U.S. officials have touted the prospect of China delaying strict rare earth export controls as part of a high-stakes summit between President Donald Trump and China’s Xi Jinping on Thursday.
Rare earths refer to 17 elements on the periodic table whose atomic structure gives them special magnetic properties. These elements are widely used in the automotive, robotics and defense sectors.
U.S. President Donald Trump meets with Saudi Crown Prince Mohammed bin Salman during a “coffee ceremony” at the Saudi Royal Court on May 13, 2025, in Riyadh, Saudi Arabia.
Win Mcnamee | Getty Images News | Getty Images
Shaun Bunn, managing director at London-listed Empire Metals, said his company had also received considerable investor interest from the Middle East.
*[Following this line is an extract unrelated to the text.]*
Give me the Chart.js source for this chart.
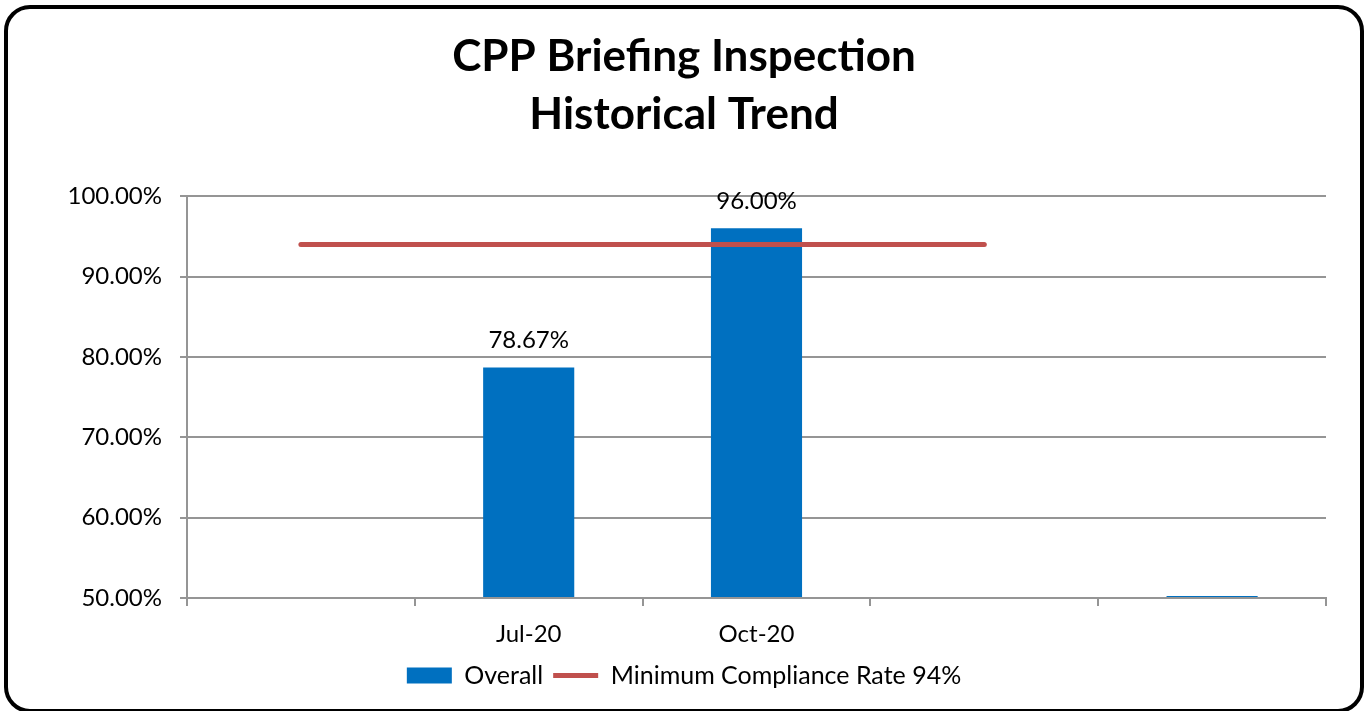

“I think that it is very much part of the kingdom’s strategic push to diversify away from its oil. I mean, they are always going to make the most money out of oil at the moment at least, but they are trying to diversify,” Bunn told CNBC by telephone.
Critical mineral ambitions
Analysts have flagged a number of barriers facing the Gulf states’ push for critical minerals, however, noting that regional players remain marginal producers at present.
“Many of Saudi Arabia’s mining ventures remain in early or even conceptual stages, and the country still depends on foreign partners for expertise, such that it may take years for Saudi Arabia, and the Gulf states more generally, to scale up enough to dent Chinese dominance or to fully meet Western demand,” Asna Wajid, research analyst at IISS, said in an analysis published in late July.
“Many in the West, moreover, may be wary of replacing their dependence on China with dependence on the Gulf states, which already exercise considerable strategic leverage due to their oil and gas supplies,” Wajid said.
China is the undisputed leader of the critical minerals supply chain, producing roughly 70% of the world’s supply of rare earths and processing almost 90%, which means it is importing these materials from other countries and processing them.
U.S. officials have previously warned that this dominance poses a strategic challenge amid the pivot to more sustainable energy sources.